You nailed it, at least part of it. I actually said in a post today that I felt like a prisoner in my own home and my captors were my children. Sad, but true.

But that is the life of most single parents. Not that they are unhappy all the time, but that it is chaotic and so very hard to keep a sense of self, a balance between me and we.

This is what I've strived for in my newly single momhood and what I've been criticized for as well.

It has always been with deep love for my children that I find my purpose and calling in life, that I take time out for me and that I create a healthy balance even at this transition period. I've been called selfish, delusional, neglectful, etc. But I have to work on me to ensure that I give them the best of me. Last I checked, overworked, stressed out, single moms who don't get a break aren't the happiest people. I'm sure that in turn impacts their parenting skills.

Mind you, I'm not perfect, far from it. But they deserve to have the best from the only parent left in their daily life. And to accomplish that I have to work hard to find the time for me. Not just a few hours during the day while their in school, but time to have dinner with a girlfriend or go to a hockey game,etc.

And it's not cheap hiring a sitter. Especially on a single mom's budget. A night can knock me back an easy $60 just for a sitter, assuming I can find one. So creativity comes in to play. And you can't be afraid to ask for help. I will never strive to be a supermom, who does it all. I'll suck at it, so why bother. I just want to be a good mom, who loves her kids and her life while doing it.
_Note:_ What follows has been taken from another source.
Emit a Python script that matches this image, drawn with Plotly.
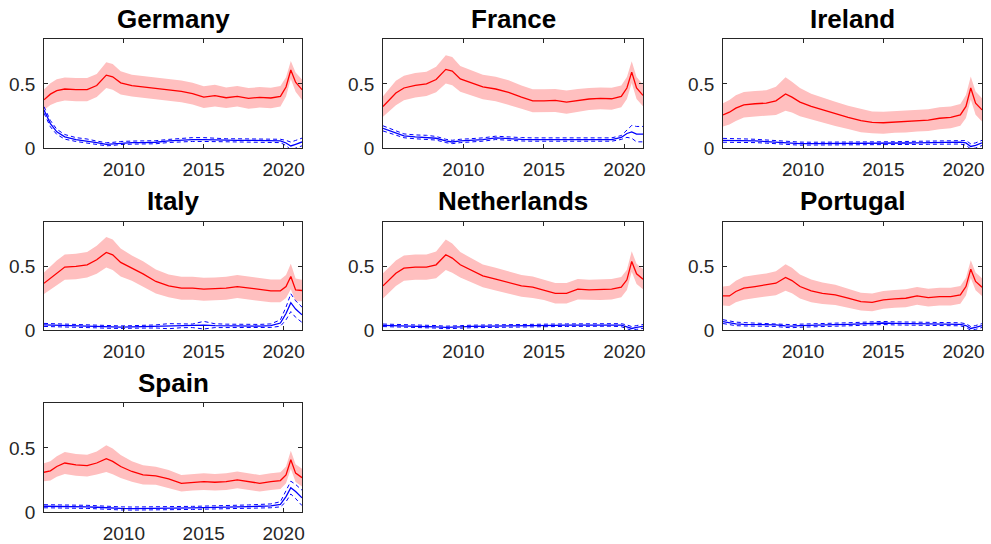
import plotly.graph_objects as go

# time grid (years)
YEARS = [2005.0, 2005.4, 2005.8, 2006.3, 2007.0, 2007.7, 2008.3, 2008.9, 2009.3, 2009.8,
         2010.5, 2011.2, 2012.0, 2012.8, 2013.6, 2014.3, 2015.0, 2015.7, 2016.4, 2017.1,
         2017.8, 2018.5, 2019.2, 2019.8, 2020.15, 2020.45, 2020.75, 2021.15]

COUNTRIES = ["Germany", "France", "Ireland", "Italy", "Netherlands", "Portugal", "Spain"]

# ---- red series (mean) and band half-widths ----
germany_red = [0.376, 0.42, 0.447, 0.46, 0.455, 0.455, 0.487, 0.568, 0.555, 0.508, 0.487, 0.476, 0.466, 0.455,
               0.442, 0.424, 0.397, 0.408, 0.392, 0.403, 0.387, 0.395, 0.39, 0.403, 0.476, 0.608, 0.513, 0.455]
germany_red_hw = [0.08, 0.085, 0.09, 0.09, 0.09, 0.09, 0.09, 0.1, 0.1, 0.09, 0.085, 0.085, 0.085, 0.085,
                  0.085, 0.085, 0.085, 0.085, 0.08, 0.08, 0.08, 0.08, 0.08, 0.08, 0.075, 0.07, 0.075, 0.08]
france_red = [0.324, 0.376, 0.429, 0.468, 0.489, 0.5, 0.534, 0.613, 0.6, 0.539, 0.508, 0.476, 0.46, 0.434,
              0.397, 0.368, 0.368, 0.371, 0.358, 0.371, 0.382, 0.387, 0.384, 0.403, 0.468, 0.592, 0.468, 0.41]
france_red_hw = [0.08, 0.09, 0.095, 0.095, 0.095, 0.095, 0.1, 0.11, 0.11, 0.1, 0.095, 0.095, 0.095, 0.095,
                 0.09, 0.09, 0.09, 0.09, 0.09, 0.09, 0.085, 0.085, 0.085, 0.085, 0.085, 0.085, 0.085, 0.085]
ireland_red = [0.258, 0.279, 0.311, 0.337, 0.345, 0.35, 0.368, 0.421, 0.397, 0.358, 0.324, 0.297, 0.266, 0.239,
               0.213, 0.2, 0.197, 0.203, 0.205, 0.213, 0.218, 0.232, 0.239, 0.258, 0.324, 0.468, 0.35, 0.297]
ireland_red_hw = [0.09, 0.095, 0.1, 0.1, 0.1, 0.1, 0.11, 0.13, 0.12, 0.11, 0.1, 0.1, 0.095, 0.09,
                  0.09, 0.085, 0.085, 0.085, 0.085, 0.085, 0.085, 0.085, 0.085, 0.085, 0.09, 0.09, 0.09, 0.09]
italy_red = [0.368, 0.408, 0.447, 0.495, 0.5, 0.513, 0.553, 0.611, 0.592, 0.532, 0.487, 0.442, 0.382, 0.347,
             0.329, 0.329, 0.321, 0.324, 0.329, 0.342, 0.329, 0.316, 0.308, 0.308, 0.342, 0.421, 0.316, 0.311]
italy_red_hw = [0.085, 0.09, 0.1, 0.1, 0.1, 0.1, 0.11, 0.12, 0.12, 0.11, 0.1, 0.1, 0.095, 0.09,
                0.09, 0.09, 0.09, 0.09, 0.09, 0.09, 0.09, 0.09, 0.09, 0.09, 0.09, 0.1, 0.09, 0.085]
netherlands_red = [0.347, 0.4, 0.447, 0.487, 0.495, 0.495, 0.513, 0.592, 0.566, 0.513, 0.468, 0.426, 0.4, 0.374,
                   0.347, 0.337, 0.316, 0.289, 0.289, 0.321, 0.316, 0.316, 0.321, 0.337, 0.395, 0.539, 0.442, 0.4]
netherlands_red_hw = [0.1, 0.1, 0.1, 0.1, 0.1, 0.1, 0.105, 0.12, 0.115, 0.1, 0.095, 0.09, 0.09, 0.085,
                      0.085, 0.085, 0.08, 0.08, 0.08, 0.08, 0.08, 0.08, 0.08, 0.08, 0.08, 0.08, 0.08, 0.08]
portugal_red = [0.268, 0.268, 0.303, 0.329, 0.342, 0.355, 0.368, 0.413, 0.389, 0.342, 0.308, 0.289, 0.276, 0.25,
                0.224, 0.218, 0.237, 0.245, 0.25, 0.268, 0.255, 0.263, 0.263, 0.276, 0.342, 0.479, 0.382, 0.337]
portugal_red_hw = [0.075, 0.08, 0.085, 0.09, 0.09, 0.09, 0.095, 0.105, 0.1, 0.095, 0.09, 0.085, 0.08, 0.075,
                   0.07, 0.07, 0.07, 0.07, 0.07, 0.07, 0.07, 0.07, 0.07, 0.07, 0.07, 0.07, 0.07, 0.07]
spain_red = [0.31, 0.321, 0.355, 0.382, 0.368, 0.361, 0.382, 0.416, 0.395, 0.355, 0.316, 0.289, 0.282, 0.258,
             0.224, 0.232, 0.237, 0.232, 0.237, 0.25, 0.237, 0.224, 0.237, 0.245, 0.289, 0.408, 0.303, 0.268]
spain_red_hw = [0.07, 0.075, 0.08, 0.085, 0.085, 0.085, 0.09, 0.105, 0.1, 0.09, 0.08, 0.075, 0.07, 0.07,
                0.065, 0.065, 0.065, 0.065, 0.065, 0.065, 0.065, 0.065, 0.065, 0.065, 0.065, 0.07, 0.07, 0.07]

# ---- blue series (mean) and dashed-bound half-widths ----
germany_blue = [0.297, 0.19, 0.126, 0.087, 0.066, 0.055, 0.042, 0.029, 0.032, 0.039, 0.042, 0.042, 0.045, 0.055,
                0.063, 0.066, 0.066, 0.063, 0.06, 0.06, 0.06, 0.06, 0.058, 0.055, 0.039, 0.016, 0.029, 0.047]
germany_blue_hw = [0.025, 0.025, 0.02, 0.018, 0.015, 0.015, 0.012, 0.012, 0.012, 0.012, 0.012, 0.012, 0.012, 0.012,
                   0.013, 0.015, 0.015, 0.013, 0.012, 0.012, 0.012, 0.012, 0.012, 0.013, 0.02, 0.03, 0.03, 0.03]
france_blue = [0.153, 0.134, 0.113, 0.095, 0.087, 0.084, 0.076, 0.055, 0.047, 0.055, 0.06, 0.066, 0.079, 0.071,
               0.068, 0.066, 0.066, 0.066, 0.063, 0.063, 0.063, 0.063, 0.066, 0.082, 0.113, 0.126, 0.108, 0.108]
france_blue_hw = [0.02, 0.018, 0.017, 0.015, 0.015, 0.015, 0.014, 0.013, 0.013, 0.013, 0.013, 0.013, 0.013, 0.013,
                  0.013, 0.013, 0.013, 0.013, 0.013, 0.013, 0.013, 0.013, 0.013, 0.015, 0.03, 0.05, 0.06, 0.06]
ireland_blue = [0.06, 0.06, 0.058, 0.057, 0.055, 0.05, 0.045, 0.036, 0.034, 0.034, 0.034, 0.034, 0.035, 0.035,
                0.036, 0.037, 0.038, 0.038, 0.039, 0.04, 0.042, 0.043, 0.045, 0.046, 0.04, 0.012, 0.02, 0.04]
ireland_blue_hw = [0.015, 0.015, 0.015, 0.014, 0.013, 0.012, 0.012, 0.012, 0.012, 0.012, 0.011, 0.011, 0.011, 0.011,
                   0.011, 0.011, 0.011, 0.011, 0.012, 0.012, 0.013, 0.013, 0.014, 0.015, 0.018, 0.02, 0.02, 0.02]
italy_blue = [0.04, 0.038, 0.036, 0.034, 0.032, 0.03, 0.027, 0.024, 0.022, 0.022, 0.024, 0.026, 0.028, 0.03,
              0.032, 0.033, 0.038, 0.034, 0.032, 0.031, 0.03, 0.031, 0.034, 0.055, 0.13, 0.215, 0.165, 0.12]
italy_blue_hw = [0.012, 0.012, 0.012, 0.012, 0.011, 0.01, 0.01, 0.01, 0.01, 0.01, 0.01, 0.011, 0.012, 0.02,
                 0.014, 0.014, 0.03, 0.015, 0.014, 0.013, 0.013, 0.013, 0.014, 0.025, 0.05, 0.07, 0.065, 0.06]
netherlands_blue = [0.037, 0.036, 0.035, 0.033, 0.03, 0.028, 0.025, 0.02, 0.02, 0.024, 0.028, 0.03, 0.032, 0.033,
                    0.034, 0.035, 0.036, 0.037, 0.038, 0.039, 0.04, 0.04, 0.04, 0.038, 0.025, 0.012, 0.02, 0.028]
netherlands_blue_hw = [0.01, 0.01, 0.01, 0.01, 0.01, 0.01, 0.01, 0.01, 0.01, 0.01, 0.01, 0.01, 0.01, 0.01,
                       0.01, 0.01, 0.01, 0.01, 0.01, 0.01, 0.01, 0.01, 0.01, 0.012, 0.015, 0.015, 0.015, 0.015]
portugal_blue = [0.066, 0.055, 0.048, 0.045, 0.043, 0.042, 0.04, 0.032, 0.03, 0.034, 0.038, 0.04, 0.042, 0.045,
                 0.05, 0.055, 0.055, 0.052, 0.05, 0.05, 0.049, 0.048, 0.047, 0.045, 0.035, 0.012, 0.02, 0.035]
portugal_blue_hw = [0.015, 0.015, 0.014, 0.013, 0.012, 0.012, 0.012, 0.012, 0.012, 0.012, 0.012, 0.012, 0.012, 0.012,
                    0.012, 0.012, 0.012, 0.012, 0.012, 0.012, 0.012, 0.012, 0.012, 0.012, 0.014, 0.015, 0.015, 0.015]
spain_blue = [0.045, 0.045, 0.044, 0.043, 0.042, 0.04, 0.037, 0.032, 0.03, 0.028, 0.027, 0.027, 0.028, 0.029,
              0.03, 0.032, 0.034, 0.035, 0.037, 0.04, 0.042, 0.045, 0.048, 0.06, 0.12, 0.19, 0.16, 0.11]
spain_blue_hw = [0.012, 0.012, 0.012, 0.012, 0.012, 0.012, 0.012, 0.012, 0.012, 0.012, 0.012, 0.012, 0.012, 0.012,
                 0.012, 0.012, 0.012, 0.012, 0.012, 0.013, 0.013, 0.014, 0.015, 0.02, 0.04, 0.05, 0.055, 0.06]

RED = [germany_red, france_red, ireland_red, italy_red, netherlands_red, portugal_red, spain_red]
RED_HW = [germany_red_hw, france_red_hw, ireland_red_hw, italy_red_hw, netherlands_red_hw, portugal_red_hw, spain_red_hw]
BLUE = [germany_blue, france_blue, ireland_blue, italy_blue, netherlands_blue, portugal_blue, spain_blue]
BLUE_HW = [germany_blue_hw, france_blue_hw, ireland_blue_hw, italy_blue_hw, netherlands_blue_hw, portugal_blue_hw, spain_blue_hw]

X_TICKS = [2010, 2015, 2020]
X_TICKTEXT = ["2010", "2015", "2020"]
Y_TICKS = [0, 0.5]
Y_TICKTEXT = ["0", "0.5"]

W, H = 991, 544
COL_PX = [(44, 302), (383, 643), (723, 982)]
ROW_PX = [(39, 148), (222, 330), (403, 512)]
TITLE_Y_PX = [19, 201, 383]

fig = go.Figure()
AXC = "#262626"
FONT = "Liberation Sans, Arial, Helvetica, sans-serif"

for i, name in enumerate(COUNTRIES):
    r, c = divmod(i, 3)
    k = i + 1
    xa = "x" if k == 1 else f"x{k}"
    ya = "y" if k == 1 else f"y{k}"
    red = RED[i]; rhw = RED_HW[i]
    blue = BLUE[i]; bhw = BLUE_HW[i]
    lo = [m - h for m, h in zip(red, rhw)]
    hi = [m + h for m, h in zip(red, rhw)]
    blo = [m - h for m, h in zip(blue, bhw)]
    bhi = [m + h for m, h in zip(blue, bhw)]
    fig.add_trace(go.Scatter(x=YEARS, y=lo, mode="lines", line=dict(width=0, color="#ffbfbf"),
                             xaxis=xa, yaxis=ya, showlegend=False, hoverinfo="skip"))
    fig.add_trace(go.Scatter(x=YEARS, y=hi, mode="lines", line=dict(width=0, color="#ffbfbf"),
                             fill="tonexty", fillcolor="#ffbfbf",
                             xaxis=xa, yaxis=ya, showlegend=False, hoverinfo="skip"))
    fig.add_trace(go.Scatter(x=YEARS, y=red, mode="lines", line=dict(width=1.3, color="#ff0000"),
                             xaxis=xa, yaxis=ya, showlegend=False))
    fig.add_trace(go.Scatter(x=YEARS, y=blo, mode="lines", line=dict(width=1, color="#0000ff", dash="4px,3px"),
                             xaxis=xa, yaxis=ya, showlegend=False))
    fig.add_trace(go.Scatter(x=YEARS, y=bhi, mode="lines", line=dict(width=1, color="#0000ff", dash="4px,3px"),
                             xaxis=xa, yaxis=ya, showlegend=False))
    fig.add_trace(go.Scatter(x=YEARS, y=blue, mode="lines", line=dict(width=1.3, color="#0000ff"),
                             xaxis=xa, yaxis=ya, showlegend=False))

    x0, x1 = COL_PX[c]
    y0, y1 = ROW_PX[r]
    axis_common = dict(showline=True, mirror="ticks", linecolor=AXC, linewidth=0.8,
                       ticks="inside", ticklen=4, tickwidth=0.8, tickcolor=AXC,
                       showgrid=False, zeroline=False, automargin=False,
                       tickfont=dict(family=FONT, size=19, color=AXC))
    fig.layout[("xaxis" if k == 1 else f"xaxis{k}")] = dict(
        domain=[x0 / W, x1 / W], anchor=ya, range=[2005, 2021.15],
        tickvals=X_TICKS, ticktext=X_TICKTEXT, ticklabelstandoff=4, **axis_common)
    fig.layout[("yaxis" if k == 1 else f"yaxis{k}")] = dict(
        domain=[1 - y1 / H, 1 - y0 / H], anchor=xa, range=[0, 0.85],
        tickvals=Y_TICKS, ticktext=Y_TICKTEXT, ticklabelstandoff=4, **axis_common)
    fig.add_annotation(text=f"<b>{name}</b>", xref="paper", yref="paper",
                       x=(x0 + x1) / 2 / W, y=1 - TITLE_Y_PX[r] / H,
                       xanchor="center", yanchor="middle", showarrow=False,
                       font=dict(family=FONT, size=26, color="#000000"))

fig.update_layout(width=W, height=H, margin=dict(l=0, r=0, t=0, b=0),
                  plot_bgcolor="white", paper_bgcolor="white")
fig.write_html("out.html", config={"displayModeBar": False},
               post_script="document.body.style.margin='0';document.body.style.padding='0';"
                           "document.documentElement.style.overflow='hidden';")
Thanks for writing about this. I know your experience has not been easy, but it will help you help others in the long run. Just like you helped me! Amy

Aleta said...

I don't have children, but a lot of my friends do. One of my friends told me, "I don't feel like ME. I'm a Mom, a Wife, a Daughter, but I'm not ME any more." I thought that was so sad. I don't know how women do it within a marriage, so I have no clue how you are managing it alone. Maybe a schedule of some sort that allows you to be you, to fill up your spirit with the things you enjoyed prior to having a baby?